Friday 11 November 2011

Week 7 Notes - Space of Possibility and Pacing in Casual Game Design

  • The article focuses on casual games, namely Popcap Games. The main aspects which it focuses on are all to do with 'Pacing'. Popcap Games is a master when it comes to pacing, and this is through experience and very long development and play-testing processes.

  • In the past “casual gaming” was rarely used as a genre, terms like “family-friendly” and “accessibility” were practically non-existent in terms of casual gaming.

  • This articles aims to not only give a better understanding of casual games, but to express a serious approach to how they are designed.

  • Casual games are described by The Casual Games SIG as “games that generally involve less complicated game controls and overall complexity in terms of game-play or investment required to get through the game”. It disagrees with the concepts this article is trying to push forward.

  • Casual games are games that offer the possibility of “pick up and play”, they have experiences that can be enjoyed in small bursts and interrupted without frustrating the player.

  • Casual games are not necessarily of smaller complexity, their complexity is just presented to the player in a different way.

  • It is through a complex interaction of smaller objects in the system that the casual game builds its own kind of “complexity”

  • PopCap's success is due not only to superb Pacing, but also to offering fun and polished core mechanics, impeccable interface design, good balancing, great detail in the visual and sound feedback, and an overall process of iterative design. Peggle took nine months of prototyping, followed by one year of full-scaled production

  • “Pacing” is a concept related to the overall rhythm of the game

  • “Tension” can be described as perceived danger, as it's within the realm of perception using sound and other mediums to make the player feel as if they're in danger when theyr'e not.

  • “Threat” is real danger, it's mechanic and generated by the direct conflict between player and system or player and opponenet.

  • “Movement Impetus” is the will of a player to move forward through a level. It determines how willing the player is to make “advancement decisions”, thus representing his interest in keep playing.
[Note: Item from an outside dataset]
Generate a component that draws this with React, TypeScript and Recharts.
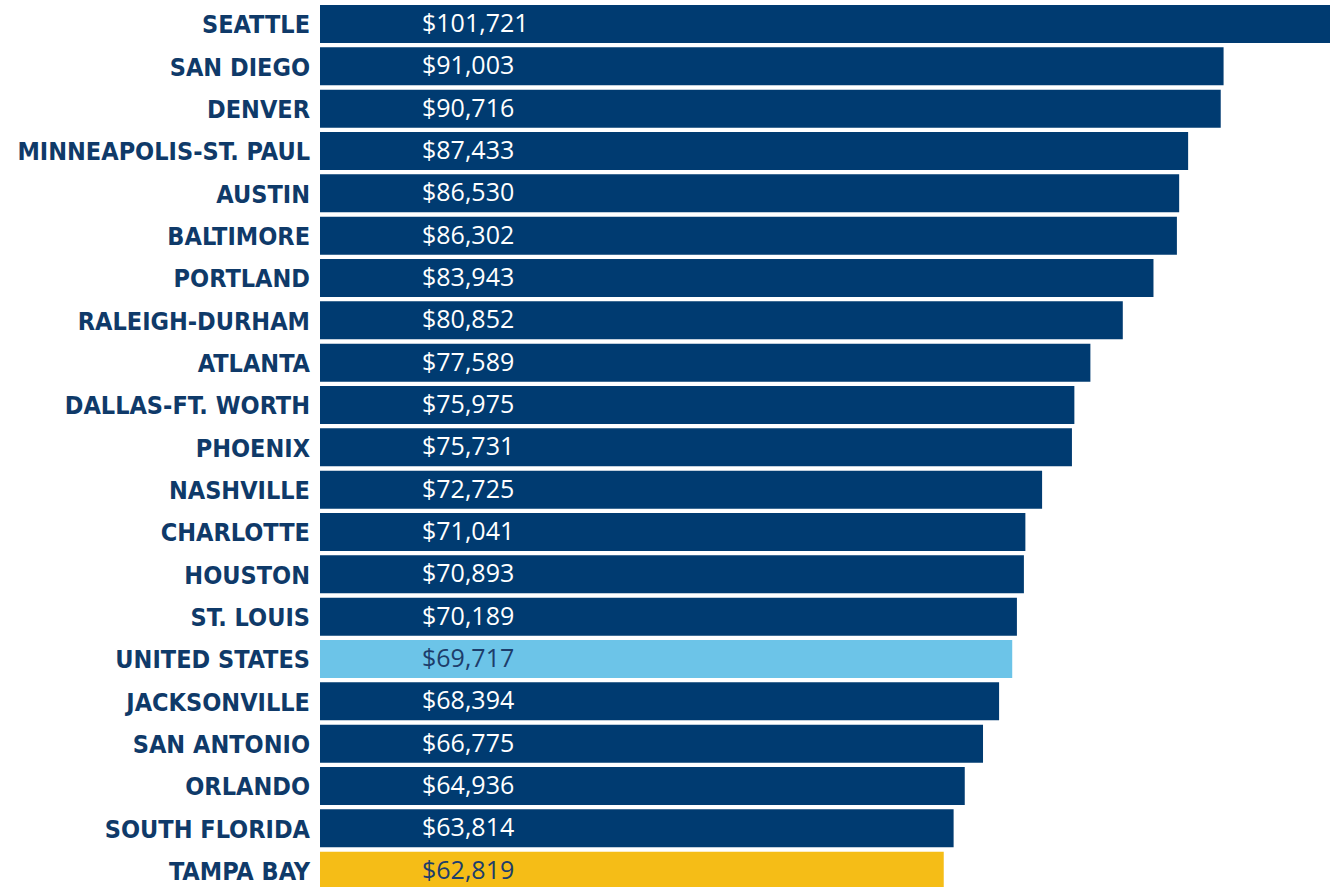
import { BarChart, Bar, XAxis, YAxis, Cell, LabelList } from "recharts";

const metros = [
  "SEATTLE",
  "SAN DIEGO",
  "DENVER",
  "MINNEAPOLIS-ST. PAUL",
  "AUSTIN",
  "BALTIMORE",
  "PORTLAND",
  "RALEIGH-DURHAM",
  "ATLANTA",
  "DALLAS-FT. WORTH",
  "PHOENIX",
  "NASHVILLE",
  "CHARLOTTE",
  "HOUSTON",
  "ST. LOUIS",
  "UNITED STATES",
  "JACKSONVILLE",
  "SAN ANTONIO",
  "ORLANDO",
  "SOUTH FLORIDA",
  "TAMPA BAY",
];

const incomes = [
  101721, 91003, 90716, 87433, 86530, 86302, 83943, 80852, 77589, 75975,
  75731, 72725, 71041, 70893, 70189, 69717, 68394, 66775, 64936, 63814, 62819,
];

const NAVY = "#003b71";
const US_BLUE = "#6cc4e8";
const TAMPA_GOLD = "#f5bd17";

const data = metros.map((name, i) => ({ name, income: incomes[i] }));

const barColor = (name: string) =>
  name === "UNITED STATES" ? US_BLUE : name === "TAMPA BAY" ? TAMPA_GOLD : NAVY;

const money = (v: number) => "$" + v.toLocaleString("en-US");

// metro names, bold and right aligned against the bars
const MetroTick = (props: any) => {
  const { x, y, payload } = props;
  return (
    <text
      x={x - 2}
      y={y}
      dy={9}
      textAnchor="end"
      fill="#0f3a69"
      fontFamily="'Liberation Sans Narrow', 'DejaVu Sans Condensed', sans-serif"
      fontWeight={700}
      fontSize={25}
    >
      {payload.value}
    </text>
  );
};

// value text always starts at the same spot inside the bar
const ValueLabel = (props: any) => {
  const { x, y, height, index } = props;
  const name = metros[index];
  const dark = name === "UNITED STATES" || name === "TAMPA BAY";
  return (
    <text
      x={x + 102}
      y={y + height / 2}
      dy={8}
      fill={dark ? "#1d3d6b" : "#ffffff"}
      fontFamily="'Open Sans', sans-serif"
      fontSize={25}
    >
      {money(incomes[index])}
    </text>
  );
};

export default function App() {
  return (
    <div
      style={{
        position: "absolute",
        left: 0,
        top: 0,
        width: 1330,
        height: 887,
        overflow: "hidden",
        background: "#ffffff",
      }}
    >
      <BarChart
        width={1330}
        height={892}
        data={data}
        layout="vertical"
        margin={{ top: 3, right: 0, bottom: 0, left: 0 }}
      >
        <XAxis type="number" domain={[0, 101721]} hide />
        <YAxis
          type="category"
          dataKey="name"
          width={320}
          tickLine={false}
          axisLine={false}
          interval={0}
          tick={<MetroTick />}
        />
        <Bar dataKey="income" barSize={38} isAnimationActive={false}>
          {data.map((d) => (
            <Cell key={d.name} fill={barColor(d.name)} />
          ))}
          <LabelList dataKey="income" content={<ValueLabel />} />
        </Bar>
      </BarChart>
    </div>
  );
}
  • “Tempo” is the intensity of play, it's the time taken between each significant decision made by the player. A high temp in a game means the player is taking a long time to make decisions, and a lower tempo represents more frantic decision-making by the player.

  • By giving more possibility to the player, it can drastically slow down the tempo of the game.

  • “The destiny of games is to become boring, not to be fun. Those of us who want games to be fun are fighting a losing battle against the human brain because fun is a process and routine is its destination. All of this happens because the human mind is goal driven”.

  • Our brains are constantly trying to optimize information and simply it, we create patterns throughout our lives to identify writing, speech, expressions, and everything perceived by our senses.

  • If all the patterns in games have become figured out, the game becomes uninteresting (such as tic-tac-toe, with its narrow space of possibility).

  • When a player is frustrated by a “hard” game, it usually means they can't figure out all of the patterns required by the system to advance the experience.

  • In Bejeweled, it would have been easy to add the decision to choose diagonal jewels as well, but by doing so it would add too many possibilities for the player to choose from; he would take too long scanning the board before making a move because we, as humans, like to analyse all of our possibilities before taking a move.

  • Because a casual game has to be “pick up and playable”, when designing it one must pace the experience to provide the player with time to learn and time to play. There should be little or no tutorial.

  • A simple game will get boring, but a complex game will take too long to learn. This means that there must be a perfect balance or “sweet spot” between small and large spaces of possibility.

  • Part of the solution is to switch focus from the lower to the upper arch of Pacing. Most games introduce layering game mechanics and raise the difficulty as they make progress; this is the most common-sense and widely used solution.
  • Replacing instead of adding means that instead of gradually adding new elements to the mechanics, the idea is to replace some non-core mechanics – and even the core itself sometimes – in a perceivably constant rhythm.

  • Plants Vs. Zombies has a really good system of patterns in the mechanics. Every level you complete, you unlock a new plant to use on the next level, every 5 levels you unlock a whole new game-play area, and there are also instances where the core mechanics are changed completely for mini-games.


My Thoughts

I found this article to be extremely interesting for a number of personal reasons. I have been interested in the concept of casual gaming for a long time now, because the way the games have to be designed is complex yet seemingly simple at the same time. Finding the right balance between a complex game and a "pick up and play" game seems to be a hard feat, but if done correctly, it could make a brilliant game which could keep audiences interested for years like the work of PopCap.

1 comment:

  1. The principles of casual games design are highly applicable to the development of all types of games. Essentially these are the games that we make on the degree, so we will be digging deeply into casual gaming over the course.